# Records for processing
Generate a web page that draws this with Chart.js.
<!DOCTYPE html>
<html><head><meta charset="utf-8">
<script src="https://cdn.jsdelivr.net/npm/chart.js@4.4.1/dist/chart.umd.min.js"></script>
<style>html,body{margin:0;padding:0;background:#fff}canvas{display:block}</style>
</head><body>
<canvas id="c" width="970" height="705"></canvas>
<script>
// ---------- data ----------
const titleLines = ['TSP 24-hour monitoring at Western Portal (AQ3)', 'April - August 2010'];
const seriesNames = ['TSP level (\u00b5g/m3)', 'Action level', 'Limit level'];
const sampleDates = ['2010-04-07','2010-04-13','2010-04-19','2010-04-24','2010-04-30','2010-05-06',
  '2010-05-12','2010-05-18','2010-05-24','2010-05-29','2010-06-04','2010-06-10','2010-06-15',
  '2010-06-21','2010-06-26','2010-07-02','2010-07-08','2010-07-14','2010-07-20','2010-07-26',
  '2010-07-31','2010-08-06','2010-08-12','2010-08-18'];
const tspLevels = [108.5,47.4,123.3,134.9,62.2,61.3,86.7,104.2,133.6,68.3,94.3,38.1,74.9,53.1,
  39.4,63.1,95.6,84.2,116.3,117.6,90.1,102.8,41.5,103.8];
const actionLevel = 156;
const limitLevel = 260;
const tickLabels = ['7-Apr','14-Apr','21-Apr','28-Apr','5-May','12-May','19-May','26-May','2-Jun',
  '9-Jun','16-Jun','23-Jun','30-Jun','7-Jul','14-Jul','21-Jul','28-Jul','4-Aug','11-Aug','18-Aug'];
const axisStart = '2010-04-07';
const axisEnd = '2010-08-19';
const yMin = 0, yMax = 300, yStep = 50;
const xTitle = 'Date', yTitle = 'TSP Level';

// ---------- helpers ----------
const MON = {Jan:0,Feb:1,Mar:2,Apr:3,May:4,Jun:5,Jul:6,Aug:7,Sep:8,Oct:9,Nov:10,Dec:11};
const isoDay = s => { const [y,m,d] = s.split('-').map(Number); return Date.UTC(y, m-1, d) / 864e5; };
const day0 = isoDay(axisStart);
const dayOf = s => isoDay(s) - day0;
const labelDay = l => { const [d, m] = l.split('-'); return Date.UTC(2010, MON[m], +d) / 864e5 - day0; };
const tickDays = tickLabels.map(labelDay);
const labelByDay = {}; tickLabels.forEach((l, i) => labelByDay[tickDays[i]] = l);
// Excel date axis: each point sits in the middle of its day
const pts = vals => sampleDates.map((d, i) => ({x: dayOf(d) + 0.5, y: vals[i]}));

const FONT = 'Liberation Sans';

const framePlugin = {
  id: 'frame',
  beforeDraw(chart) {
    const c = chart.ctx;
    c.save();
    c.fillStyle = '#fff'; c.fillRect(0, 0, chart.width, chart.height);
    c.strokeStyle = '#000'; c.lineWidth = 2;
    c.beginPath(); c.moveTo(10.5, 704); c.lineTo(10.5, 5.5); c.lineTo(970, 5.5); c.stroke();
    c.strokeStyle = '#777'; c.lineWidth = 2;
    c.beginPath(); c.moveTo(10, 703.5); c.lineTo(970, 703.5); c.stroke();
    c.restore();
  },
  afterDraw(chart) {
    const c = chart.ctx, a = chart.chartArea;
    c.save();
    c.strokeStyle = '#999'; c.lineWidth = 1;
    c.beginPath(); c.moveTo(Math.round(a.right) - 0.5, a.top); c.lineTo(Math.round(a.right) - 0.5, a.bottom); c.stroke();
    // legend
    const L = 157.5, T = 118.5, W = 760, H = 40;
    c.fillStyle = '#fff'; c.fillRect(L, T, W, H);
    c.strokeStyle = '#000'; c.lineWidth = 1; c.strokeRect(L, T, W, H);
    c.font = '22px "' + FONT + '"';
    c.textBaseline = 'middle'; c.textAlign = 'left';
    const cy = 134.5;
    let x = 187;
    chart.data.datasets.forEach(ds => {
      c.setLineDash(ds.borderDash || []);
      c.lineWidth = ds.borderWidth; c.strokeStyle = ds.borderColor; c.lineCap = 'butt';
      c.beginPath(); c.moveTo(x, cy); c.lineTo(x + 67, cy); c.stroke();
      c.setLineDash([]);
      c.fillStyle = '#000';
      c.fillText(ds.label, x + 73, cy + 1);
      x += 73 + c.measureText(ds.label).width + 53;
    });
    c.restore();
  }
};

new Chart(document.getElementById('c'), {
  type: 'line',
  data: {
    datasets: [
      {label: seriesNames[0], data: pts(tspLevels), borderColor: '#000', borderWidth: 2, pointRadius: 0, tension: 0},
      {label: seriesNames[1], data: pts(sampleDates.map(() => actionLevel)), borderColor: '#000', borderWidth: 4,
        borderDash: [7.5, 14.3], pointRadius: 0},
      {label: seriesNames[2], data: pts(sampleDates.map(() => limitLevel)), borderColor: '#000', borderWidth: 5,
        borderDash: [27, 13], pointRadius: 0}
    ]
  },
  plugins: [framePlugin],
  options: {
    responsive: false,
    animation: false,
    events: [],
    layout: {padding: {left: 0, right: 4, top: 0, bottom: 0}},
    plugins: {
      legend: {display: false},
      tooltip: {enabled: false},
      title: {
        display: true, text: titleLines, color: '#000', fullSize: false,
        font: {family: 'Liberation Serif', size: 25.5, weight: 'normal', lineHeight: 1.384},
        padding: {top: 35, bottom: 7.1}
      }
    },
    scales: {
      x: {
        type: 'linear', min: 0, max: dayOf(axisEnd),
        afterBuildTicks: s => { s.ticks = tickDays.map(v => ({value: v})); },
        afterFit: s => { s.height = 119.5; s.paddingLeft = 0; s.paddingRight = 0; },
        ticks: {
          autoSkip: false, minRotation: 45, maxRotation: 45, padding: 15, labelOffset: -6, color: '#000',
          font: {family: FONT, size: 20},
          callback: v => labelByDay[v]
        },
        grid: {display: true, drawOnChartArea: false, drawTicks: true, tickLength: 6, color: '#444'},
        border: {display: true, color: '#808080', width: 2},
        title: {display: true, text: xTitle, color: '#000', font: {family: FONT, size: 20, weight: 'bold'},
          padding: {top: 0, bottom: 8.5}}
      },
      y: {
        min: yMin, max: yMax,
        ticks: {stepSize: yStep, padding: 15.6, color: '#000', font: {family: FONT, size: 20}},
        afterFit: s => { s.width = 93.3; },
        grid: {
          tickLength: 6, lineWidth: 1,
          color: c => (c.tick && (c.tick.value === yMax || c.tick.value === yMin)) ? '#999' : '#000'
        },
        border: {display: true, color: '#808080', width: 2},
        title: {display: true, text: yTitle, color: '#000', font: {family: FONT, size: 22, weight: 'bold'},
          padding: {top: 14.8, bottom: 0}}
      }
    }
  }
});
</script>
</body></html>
---
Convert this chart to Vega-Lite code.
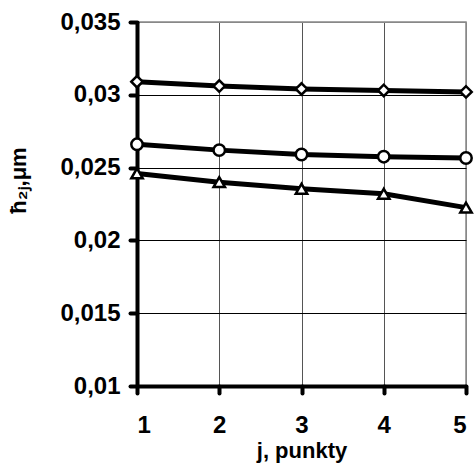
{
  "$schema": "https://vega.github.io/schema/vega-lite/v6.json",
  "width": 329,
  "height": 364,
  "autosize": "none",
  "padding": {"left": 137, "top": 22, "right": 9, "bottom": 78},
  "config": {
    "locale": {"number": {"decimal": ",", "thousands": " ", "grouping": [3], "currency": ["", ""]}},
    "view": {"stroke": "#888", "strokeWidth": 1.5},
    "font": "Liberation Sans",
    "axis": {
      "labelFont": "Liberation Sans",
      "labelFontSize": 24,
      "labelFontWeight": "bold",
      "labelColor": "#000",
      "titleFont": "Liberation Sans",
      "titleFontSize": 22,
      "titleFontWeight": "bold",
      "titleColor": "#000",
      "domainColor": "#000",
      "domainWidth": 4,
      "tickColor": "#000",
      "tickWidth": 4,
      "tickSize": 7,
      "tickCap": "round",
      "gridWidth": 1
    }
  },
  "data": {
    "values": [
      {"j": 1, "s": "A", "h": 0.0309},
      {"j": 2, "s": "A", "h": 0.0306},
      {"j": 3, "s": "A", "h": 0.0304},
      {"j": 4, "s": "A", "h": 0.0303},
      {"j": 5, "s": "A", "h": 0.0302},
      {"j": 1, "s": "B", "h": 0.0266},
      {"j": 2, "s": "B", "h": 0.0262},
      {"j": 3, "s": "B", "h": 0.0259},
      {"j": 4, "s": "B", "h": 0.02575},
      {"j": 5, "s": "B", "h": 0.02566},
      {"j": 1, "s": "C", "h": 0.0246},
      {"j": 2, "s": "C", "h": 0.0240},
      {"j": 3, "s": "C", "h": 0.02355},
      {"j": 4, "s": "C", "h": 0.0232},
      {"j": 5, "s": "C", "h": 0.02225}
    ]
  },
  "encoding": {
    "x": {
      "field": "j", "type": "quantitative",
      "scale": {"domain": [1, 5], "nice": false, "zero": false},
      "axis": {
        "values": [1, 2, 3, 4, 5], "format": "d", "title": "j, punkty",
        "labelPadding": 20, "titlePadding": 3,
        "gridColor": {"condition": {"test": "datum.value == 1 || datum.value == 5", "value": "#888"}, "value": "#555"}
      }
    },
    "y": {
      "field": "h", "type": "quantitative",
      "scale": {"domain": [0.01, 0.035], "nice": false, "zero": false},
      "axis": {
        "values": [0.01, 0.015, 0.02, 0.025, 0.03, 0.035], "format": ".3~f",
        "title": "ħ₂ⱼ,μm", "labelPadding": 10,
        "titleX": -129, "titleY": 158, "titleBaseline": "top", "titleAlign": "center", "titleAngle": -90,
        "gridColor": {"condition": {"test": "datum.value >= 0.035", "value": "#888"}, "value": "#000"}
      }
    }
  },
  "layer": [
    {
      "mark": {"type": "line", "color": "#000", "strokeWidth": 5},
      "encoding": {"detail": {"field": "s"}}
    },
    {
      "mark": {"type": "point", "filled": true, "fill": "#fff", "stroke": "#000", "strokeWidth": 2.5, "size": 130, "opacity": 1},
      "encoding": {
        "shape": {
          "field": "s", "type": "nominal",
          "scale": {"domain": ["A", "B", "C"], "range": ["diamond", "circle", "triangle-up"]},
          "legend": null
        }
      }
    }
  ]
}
...
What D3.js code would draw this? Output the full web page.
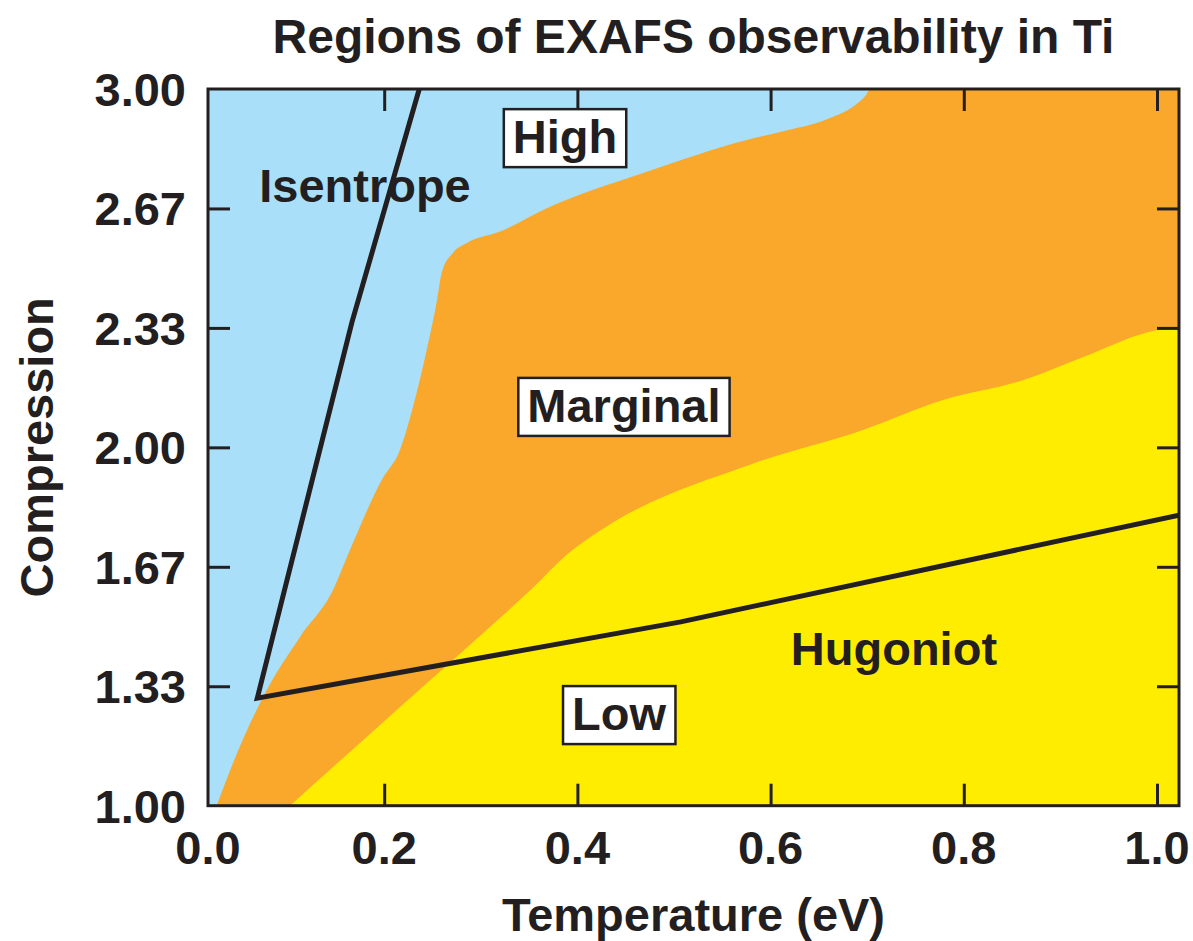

# Goal
Every line that holds the word "page" should be extracted.

# Result of this exercise
Generate a web page that draws this with Chart.js.
What D3.js code would draw this? Output the full web page.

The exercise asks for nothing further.